HDR means High-Dynamic-Range; photographs are usually achieved by capturing multiple photos in either JPEG or RAW format, using exposure bracketing, and then merging them into an HDR image. Any camera that allows manual under or over exposure of a photo can be used to create HDR images. Most SLR cameras have an auto exposure bracketing (AEB) feature with a far greater dynamic range. Software like Canon's DPP or Photomatix can create images with more detail in the highlights and shadows than you can with a normal photo from todays digital cameras. This is similar to the old technique of exposure blending.
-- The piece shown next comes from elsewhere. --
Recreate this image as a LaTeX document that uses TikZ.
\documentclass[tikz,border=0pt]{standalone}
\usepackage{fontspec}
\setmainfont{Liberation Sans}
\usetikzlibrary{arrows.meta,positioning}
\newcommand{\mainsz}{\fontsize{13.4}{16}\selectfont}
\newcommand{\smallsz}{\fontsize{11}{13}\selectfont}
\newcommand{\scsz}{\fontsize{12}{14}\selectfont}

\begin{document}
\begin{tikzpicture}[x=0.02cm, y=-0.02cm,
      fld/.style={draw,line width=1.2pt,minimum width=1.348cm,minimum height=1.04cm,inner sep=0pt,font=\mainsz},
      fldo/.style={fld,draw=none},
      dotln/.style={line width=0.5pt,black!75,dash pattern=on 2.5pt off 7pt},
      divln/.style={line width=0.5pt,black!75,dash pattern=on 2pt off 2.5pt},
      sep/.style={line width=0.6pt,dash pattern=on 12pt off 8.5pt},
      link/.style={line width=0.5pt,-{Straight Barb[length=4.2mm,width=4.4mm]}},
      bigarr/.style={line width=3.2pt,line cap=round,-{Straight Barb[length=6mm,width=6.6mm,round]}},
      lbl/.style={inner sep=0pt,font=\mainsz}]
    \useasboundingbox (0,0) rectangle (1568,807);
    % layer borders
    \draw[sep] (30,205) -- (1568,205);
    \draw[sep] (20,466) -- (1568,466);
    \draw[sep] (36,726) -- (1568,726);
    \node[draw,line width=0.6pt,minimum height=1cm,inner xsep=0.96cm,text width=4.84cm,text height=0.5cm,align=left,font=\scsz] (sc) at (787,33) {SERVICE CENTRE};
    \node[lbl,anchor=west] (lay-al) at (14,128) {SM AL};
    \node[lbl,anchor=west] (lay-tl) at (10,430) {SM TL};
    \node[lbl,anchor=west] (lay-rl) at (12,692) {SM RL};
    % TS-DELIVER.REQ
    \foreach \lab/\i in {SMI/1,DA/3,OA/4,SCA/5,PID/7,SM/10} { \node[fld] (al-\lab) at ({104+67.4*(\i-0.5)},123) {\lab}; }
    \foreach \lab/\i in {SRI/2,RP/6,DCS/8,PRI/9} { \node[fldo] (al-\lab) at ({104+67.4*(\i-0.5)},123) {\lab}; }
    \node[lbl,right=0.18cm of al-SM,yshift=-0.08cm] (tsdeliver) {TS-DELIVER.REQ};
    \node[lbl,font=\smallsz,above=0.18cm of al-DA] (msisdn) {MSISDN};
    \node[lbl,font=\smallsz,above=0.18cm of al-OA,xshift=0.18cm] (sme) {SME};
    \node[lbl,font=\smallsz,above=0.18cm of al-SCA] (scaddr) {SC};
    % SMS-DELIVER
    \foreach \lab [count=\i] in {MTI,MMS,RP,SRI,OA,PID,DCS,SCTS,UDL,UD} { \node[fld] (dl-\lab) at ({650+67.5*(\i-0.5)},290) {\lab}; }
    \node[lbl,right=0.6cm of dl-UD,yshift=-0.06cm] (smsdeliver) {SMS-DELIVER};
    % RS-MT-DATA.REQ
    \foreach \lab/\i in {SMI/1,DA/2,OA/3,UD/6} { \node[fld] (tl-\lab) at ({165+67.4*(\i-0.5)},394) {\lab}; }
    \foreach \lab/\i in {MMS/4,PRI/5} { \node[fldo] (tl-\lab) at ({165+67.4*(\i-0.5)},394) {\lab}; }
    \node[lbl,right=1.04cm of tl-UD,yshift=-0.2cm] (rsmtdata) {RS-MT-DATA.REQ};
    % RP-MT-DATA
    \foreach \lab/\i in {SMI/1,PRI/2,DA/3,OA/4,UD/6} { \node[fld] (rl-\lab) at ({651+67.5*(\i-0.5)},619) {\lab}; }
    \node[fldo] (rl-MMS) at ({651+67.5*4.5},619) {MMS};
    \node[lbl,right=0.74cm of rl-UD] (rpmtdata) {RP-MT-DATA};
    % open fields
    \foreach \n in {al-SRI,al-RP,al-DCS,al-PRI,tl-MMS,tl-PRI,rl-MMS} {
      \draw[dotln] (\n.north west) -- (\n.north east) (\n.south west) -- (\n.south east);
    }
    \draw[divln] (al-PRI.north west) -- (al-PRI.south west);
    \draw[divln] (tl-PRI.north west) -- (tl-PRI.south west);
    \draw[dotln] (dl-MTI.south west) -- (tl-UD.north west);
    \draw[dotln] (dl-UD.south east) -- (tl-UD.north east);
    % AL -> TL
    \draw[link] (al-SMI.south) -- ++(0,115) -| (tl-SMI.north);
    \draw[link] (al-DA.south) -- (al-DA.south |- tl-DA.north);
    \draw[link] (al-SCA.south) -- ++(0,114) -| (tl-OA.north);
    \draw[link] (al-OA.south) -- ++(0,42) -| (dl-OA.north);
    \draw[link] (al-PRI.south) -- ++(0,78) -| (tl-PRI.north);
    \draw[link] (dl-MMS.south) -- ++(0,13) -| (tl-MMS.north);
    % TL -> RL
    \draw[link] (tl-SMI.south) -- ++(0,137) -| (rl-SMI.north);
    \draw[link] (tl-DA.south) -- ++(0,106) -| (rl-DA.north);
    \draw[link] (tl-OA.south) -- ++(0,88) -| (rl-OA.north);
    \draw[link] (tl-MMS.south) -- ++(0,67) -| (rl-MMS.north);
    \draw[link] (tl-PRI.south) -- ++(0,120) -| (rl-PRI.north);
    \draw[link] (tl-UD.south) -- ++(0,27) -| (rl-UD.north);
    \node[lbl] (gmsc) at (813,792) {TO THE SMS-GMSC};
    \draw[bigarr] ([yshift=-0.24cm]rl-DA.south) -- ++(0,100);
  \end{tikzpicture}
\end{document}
HDR takes it a step further by increasing the amount of detail in the image and allows you to create some unique photos. You can use it carefully to create natural looking photos or you can use it creatively to create atmospheric and emotive photos. The choice is yours as to how you process the end result.
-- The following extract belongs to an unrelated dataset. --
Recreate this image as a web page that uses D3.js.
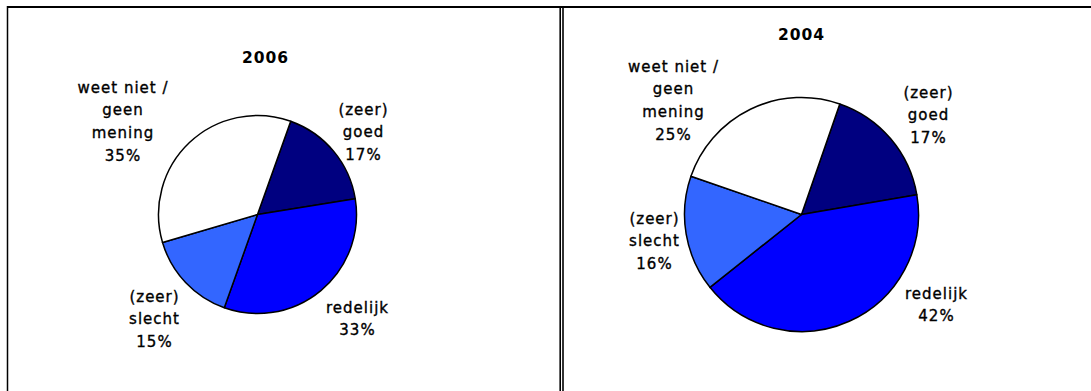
<!DOCTYPE html>
<html>
<head>
<meta charset="utf-8">
<script src="https://cdn.jsdelivr.net/npm/d3@7"></script>
<style>
  body { margin: 0; background: #fff; }
  svg { display: block; }
  text { font-family: "DejaVu Sans", Verdana, sans-serif; fill: #000; }
</style>
</head>
<body>
<svg id="chart"></svg>
<script>
// data
const categories = ["(zeer) goed", "redelijk", "(zeer) slecht", "weet niet / geen mening"];
const labelLines = [["(zeer)", "goed"], ["redelijk"], ["(zeer)", "slecht"], ["weet niet /", "geen", "mening"]];
const values2006 = [17, 33, 15, 35];
const values2004 = [17, 42, 16, 25];
const years = ["2006", "2004"];

const colors = ["#000080", "#0000ff", "#3366ff", "#ffffff"];

const width = 1091, height = 391;
const svg = d3.select("#chart").attr("width", width).attr("height", height);

// frame
svg.append("line").attr("x1", 7).attr("x2", width).attr("y1", 7).attr("y2", 7).attr("stroke", "#000").attr("stroke-width", 2);
svg.append("line").attr("x1", 7.5).attr("x2", 7.5).attr("y1", 6).attr("y2", height).attr("stroke", "#000").attr("stroke-width", 1.5);
svg.append("line").attr("x1", 560.2).attr("x2", 560.2).attr("y1", 7).attr("y2", height).attr("stroke", "#000").attr("stroke-width", 1.6);
svg.append("line").attr("x1", 563).attr("x2", 563).attr("y1", 7).attr("y2", height).attr("stroke", "#000").attr("stroke-width", 1.6);

// layout for each pie: centre, radius, rotation, title and label offsets (px from centre)
const panels = [
    { year: years[0], values: values2006, cx: 257.5, cy: 214.5, r: 99, rot: 19.6,
      title: [8, -152], labels: [[106, -100], [100, 98], [-103, 87], [-134.5, -122]] },
    { year: years[1], values: values2004, cx: 801.5, cy: 214.5, r: 117, rot: 19.1,
      title: [0, -174.5], labels: [[127, -117], [135, 84], [-147, 9], [-128, -143]] }
];

const lineH = 22.7;

panels.forEach(p => {
    const a0 = p.rot * Math.PI / 180;
    const pie = d3.pie().sort(null).startAngle(a0).endAngle(a0 + 2 * Math.PI);
    const arc = d3.arc().innerRadius(0).outerRadius(p.r);
    const g = svg.append("g").attr("transform", `translate(${p.cx},${p.cy})`);

    g.selectAll("path").data(pie(p.values)).enter().append("path")
        .attr("d", arc)
        .attr("fill", (d, i) => colors[i])
        .attr("stroke", "#000").attr("stroke-width", 1.5).attr("stroke-linejoin", "round");

    g.append("text").attr("x", p.title[0]).attr("y", p.title[1]).attr("text-anchor", "middle")
        .style("font-size", "15.5px").style("font-weight", "bold").style("letter-spacing", "1px")
        .text(p.year);

    p.values.forEach((v, i) => {
        const t = g.append("text").attr("text-anchor", "middle")
            .style("font-size", "15px").style("letter-spacing", "1px")
            .attr("stroke", "#000").attr("stroke-width", 0.35);
        const lines = labelLines[i].concat([v + "%"]);
        lines.forEach((s, j) => {
            t.append("tspan").attr("x", p.labels[i][0]).attr("y", p.labels[i][1] + j * lineH).text(s);
        });
    });
});
</script>
</body>
</html>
Some of the new SLR camera's have built in HDR and can combine up to seven photos. I find that three photos combined with up to one stop bracketing works well.
Below are a couple more examples of HDR with some effects added. The first photo is an old gristmill in eastern TN and the second is a very rare tractor.
The above photo is one that I tried to get several times by not using bracketed HDR and just couldn't get the picture I wanted. The problem was that there is a large hill directly in front of the house and it is always casting a bad shadow on the house. Again with my 24-105 lens set to 40mm and an apeature of f16 using an ISO of 100, I shot three photos at a shutter speed of 1/13,1/25,1/50. Putting these together in Canons DPP HDR I got what I was looking for.
This photo was just the opposite of the previous image, I was fighting the bright sun on the building. With a Cokin X121M filter on my 24-105 lens I was able to cut down some of the harsh afternoon sun. Three bracketed shots followed by HDR gave me a nice photo of this late 1700's slave house.
Looking out my back door one morning I thought that the neighbors barn would make an interesting HDR photo. I took three bracked shots and joined them in Canon's DPP. My 100-400 lens was zoomed out to 400mm for this shot.